Dating site OkCupid is at the centre of a data security storm. A group of researchers has released a data set of nearly 70,000 users of the site, that was publicly available.
The collation of data places OkCupid back into the headlines again, after Mencap had called on the dating website OkCupid to remove a “deeply offensive question” and apologise to people with a learning disability for the offence caused.
Now, researchers from Aarhus University, Denmark have released a paper called “The OKCupid dataset: A very large public dataset of dating site users,” which contains information on users including usernames, sexual preferences, orientation and more.
Researchers say a slice of OkCupid user data is available to the public and that some profiles can be found using a search engine to bring up specific usernames and part of the information the person provided to the dating service.

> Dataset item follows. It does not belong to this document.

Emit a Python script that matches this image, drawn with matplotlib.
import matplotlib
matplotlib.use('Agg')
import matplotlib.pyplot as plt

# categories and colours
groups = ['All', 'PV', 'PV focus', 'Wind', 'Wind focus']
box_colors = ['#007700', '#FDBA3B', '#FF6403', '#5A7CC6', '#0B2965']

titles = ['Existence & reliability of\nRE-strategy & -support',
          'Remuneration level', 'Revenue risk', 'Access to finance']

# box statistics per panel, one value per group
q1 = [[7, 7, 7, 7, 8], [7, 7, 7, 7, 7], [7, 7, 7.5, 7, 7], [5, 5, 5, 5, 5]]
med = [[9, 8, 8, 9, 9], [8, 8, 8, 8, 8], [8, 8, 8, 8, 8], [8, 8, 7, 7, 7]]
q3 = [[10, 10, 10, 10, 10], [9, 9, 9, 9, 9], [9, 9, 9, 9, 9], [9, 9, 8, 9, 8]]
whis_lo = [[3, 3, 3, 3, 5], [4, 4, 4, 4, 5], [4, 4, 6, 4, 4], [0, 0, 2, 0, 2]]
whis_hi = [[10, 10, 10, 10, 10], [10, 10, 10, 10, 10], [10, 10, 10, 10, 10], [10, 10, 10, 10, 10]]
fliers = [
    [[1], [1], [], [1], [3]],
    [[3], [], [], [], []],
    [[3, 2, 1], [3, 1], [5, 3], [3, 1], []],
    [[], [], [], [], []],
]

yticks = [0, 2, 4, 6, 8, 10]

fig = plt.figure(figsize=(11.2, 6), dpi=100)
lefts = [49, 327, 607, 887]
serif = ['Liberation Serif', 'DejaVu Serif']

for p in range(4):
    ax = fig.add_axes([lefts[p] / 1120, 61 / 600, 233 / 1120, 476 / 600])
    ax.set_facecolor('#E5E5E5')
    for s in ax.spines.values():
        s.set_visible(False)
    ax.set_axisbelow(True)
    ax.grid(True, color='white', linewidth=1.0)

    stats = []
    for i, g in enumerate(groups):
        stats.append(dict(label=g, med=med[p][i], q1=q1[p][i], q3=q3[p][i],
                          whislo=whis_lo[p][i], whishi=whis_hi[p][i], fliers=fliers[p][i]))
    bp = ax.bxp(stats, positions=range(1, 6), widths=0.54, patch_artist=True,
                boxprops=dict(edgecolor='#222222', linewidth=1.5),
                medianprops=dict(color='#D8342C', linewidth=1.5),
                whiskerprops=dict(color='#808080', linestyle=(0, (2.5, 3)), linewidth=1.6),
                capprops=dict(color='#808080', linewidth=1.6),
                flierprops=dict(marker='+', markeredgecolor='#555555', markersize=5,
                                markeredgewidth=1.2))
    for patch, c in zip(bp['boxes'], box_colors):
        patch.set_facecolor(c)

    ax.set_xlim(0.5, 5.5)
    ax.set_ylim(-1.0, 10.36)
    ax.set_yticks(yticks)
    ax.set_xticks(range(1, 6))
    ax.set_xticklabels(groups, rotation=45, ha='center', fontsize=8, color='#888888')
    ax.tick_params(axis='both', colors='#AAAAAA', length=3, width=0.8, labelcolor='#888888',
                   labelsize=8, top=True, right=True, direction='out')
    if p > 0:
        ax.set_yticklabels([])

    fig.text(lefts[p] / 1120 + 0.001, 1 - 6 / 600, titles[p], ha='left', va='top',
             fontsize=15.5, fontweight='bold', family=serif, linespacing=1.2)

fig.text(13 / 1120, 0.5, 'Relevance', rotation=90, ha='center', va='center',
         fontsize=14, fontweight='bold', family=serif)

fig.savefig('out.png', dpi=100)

Commenting on this, Rob Sobers, director at Varonis, said: “We have to live under the assumption that, if we make data public, it can and will be scraped and collected and archived permanently. The profile data is public, so technically this is not a hack or a breach. Anyone could easily get their hands on any individual user profile that is in the dump. However, what the researchers did was compile it all into one big structured data set, which makes it easy for both good guys and bad guys to analyse.
“They should have stripped the usernames from the data dump to anonymise it. It was poor judgment not to do that. They claimed they left the usernames in the dump so that they could back-fill the dataset with more information in the future. But they could have used an anonymous unique ID and kept the mapping of anonymous IDs to usernames private and it would solve that problem.

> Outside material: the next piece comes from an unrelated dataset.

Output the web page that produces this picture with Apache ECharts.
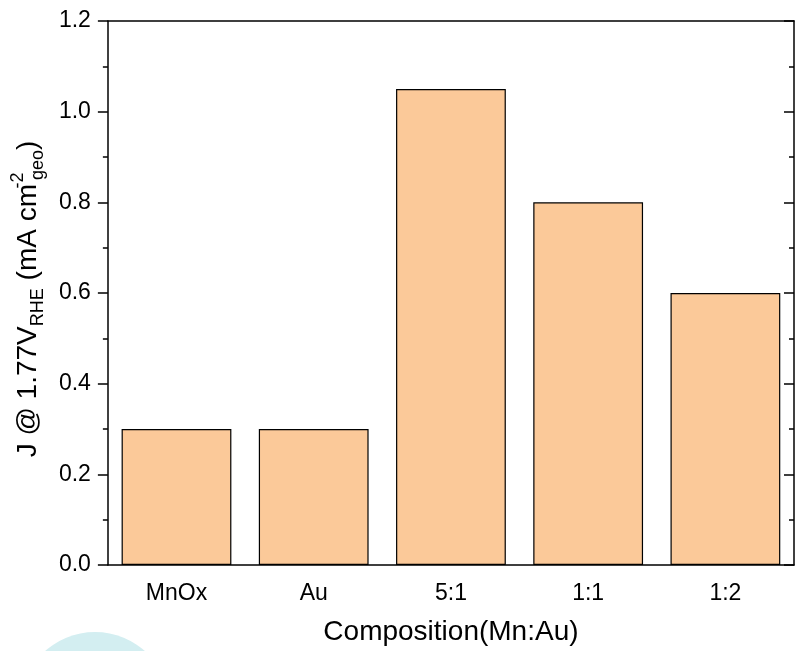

“It’s helpful to create data dumps for studies. OkCupid does this themselves. They often release really interesting findings about their users based on aggregate data. But today we have to be more security and privacy conscious—publishing data dumps with PII and sensitive information without adequate de-identification isn’t a good thing.
“I don’t think the researchers here were after bragging rights, it seems like they were just naïve vis-à-vis the privacy implications of compiling OkCupid’s data into an easy-to-exploit format without any prior notice to OkCupid or the people involved.”